Wines for distillation
I.6.1 Wines for distillation
Wines for distillation are dry wines fortified exclusively with wine spirit, having a minimum alcohol content of 18% vol. and a maximum of 24% vol., not included in the preceding categories and destined exclusively for distillation.
Grape sugar
I.6.2 Grape sugar
Grape sugar is the syrupy, milky white or slightly yellowish product, of neutral flavour, obtained exclusively from grape must and that corresponds to the analytical prescriptions of the International Oenological Codex.
Grape juice
I.6.3 Grape juice
Grape must which has undergone authorised practices and treatments, ready to be used, unfermented, in the diet, to the exclusion of all oenological usage.
Concentrated grape juice
I.6.4 Concentrated grape juice
Product neither fermented nor caramelised, obtained by partial dehydration of grape must or juice, which has undergone authorised practices and treatments, such that its density at 20°C is not less than 1.24 g/ml.
Lightly sparkling grape drink
I.6.5 Lightly sparkling grape drink
Drink derived from the grape or grape must, containing carbon dioxide as a result of its partial fermentation, which may have undergone solely physical practices and treatments authorised by the present Code, and destined to be used in the diet, to the exclusion of all oenological use.
The alcohol of the finished product shall be of exclusively endogenous origin and the alcohol content shall not exceed 3% vol.
Beverages based on vitivinicultural products
I.6.6 Beverages based on vitivinicultural products
A beverage based on vitivinicultural products is a beverage:
- obtained from at least 50% by volume of wine, and/or special wine and/or must as defined in the International Code of Oenological Practices of the OIV,
-
which could have undergone the following treatments:
- sweetening
- colouring addition of aromatising substances or preparations
- addition of food-related products or non alcoholic products or beverages including water
- for which the actual alcoholic strength by volume is equal to or above 1.2% vol. and below 14.5% vol.
- and for which the alcoholic component derives exclusively from the wine or special wine used, except for doses used only to dilute aromatic substances, or colorants, or any other authorised substance.
Wine based beverages
I.6.7 Wine based beverages
A wine-based beverage is a beverage:
- obtained from at least 50% by volume of wine, and/or special wine as defined in the International Code of Oenological Practices of the OIV,
-
which could have undergone the following treatments:
- sweetening
- colouring
- addition of aromatising substances or preparations
- addition of food-related products, such as must or non alcoholic products or beverages including water
- for which the actual alcoholic strength by volume is equal to or above 3.5% vol. and below 14.5% vol.

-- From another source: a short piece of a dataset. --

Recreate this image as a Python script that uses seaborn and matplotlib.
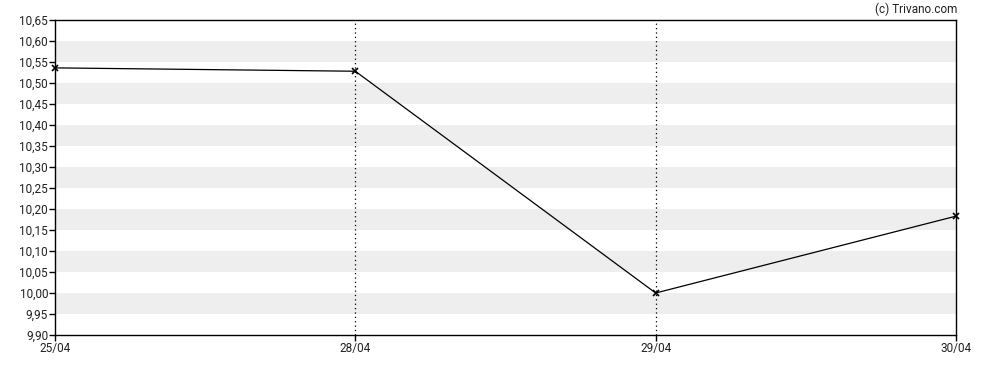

- and for which the alcoholic component derives exclusively from the wine or special wine used, except for doses used only to dilute aromatic substances, or colorants, or any other authorised substance.
Aromatised wines
I.6.8 Aromatised wines
Aromatised wine is a beverage:
- obtained from at least 75% by volume of wine and/or special wine, as defined in the International Code of Oenological Practices of the OIV, and which has undergone an aromatisation process;
- to which ethyl alcohol of viticultural origin and/or a wine distillate and/or alcohol of agricultural origin could have been added;
- which could have undergone a sweetening;
- which could have undergone a colouring;
- which could have undergone one or more of other specific oenological practices applicable to this beverage;
- with an actual alcoholic strength by volume varying between 14.5% minimum and 22%.
Beverage obtained by dealcoholisation of wine
I.6.9 Beverage obtained by dealcoholisation of wine
Beverage obtained by dealcoholisation of wine is a beverage:
- obtained exclusively from wine or special wine as described in the International Code of oenological practices of the OIV;
- which has undergone exclusively specific for this type of products treatments in accordance with the OIV International Code of Oenological practices, in particular a dealcoholisation;
- and with an alcoholic strength by volume below 0,5% vol..
*NOTE
This definition does not preclude the denomination “dealcoholised wine” to be used in case the legislation of Member States allows it.
Beverage obtained by partial dealcoholisation of wine
I.6.10 Beverage obtained by partial dealcoholisation of wine
Beverage obtained by partial dealcoholisation of wine is a beverage:
- obtained exclusively from wine or special wine as described in the International Code of oenological practices of the OIV;
- which has undergone exclusively specific for this type of products treatments in accordance with the OIV International Code of Oenological practices, in particular a dealcoholisation;
- and with an alcoholic strength by volume equal or above 0,5% vol. and less than the applicable minimum alcoholic strength of wine or special wine.
*NOTE
This definition does not preclude the denomination “partially dealcoholised wine” to be used in case the legislation of Member States allows it
Wine Vinegar
I.6.11 Wine vinegar
Wine vinegar is a product suitable for human consumption, produced exclusively by the acetic fermentation of wine with a minimum acidity of 60 g/L expressed as acetic acid and with a maximum ethanol content of 4% vol.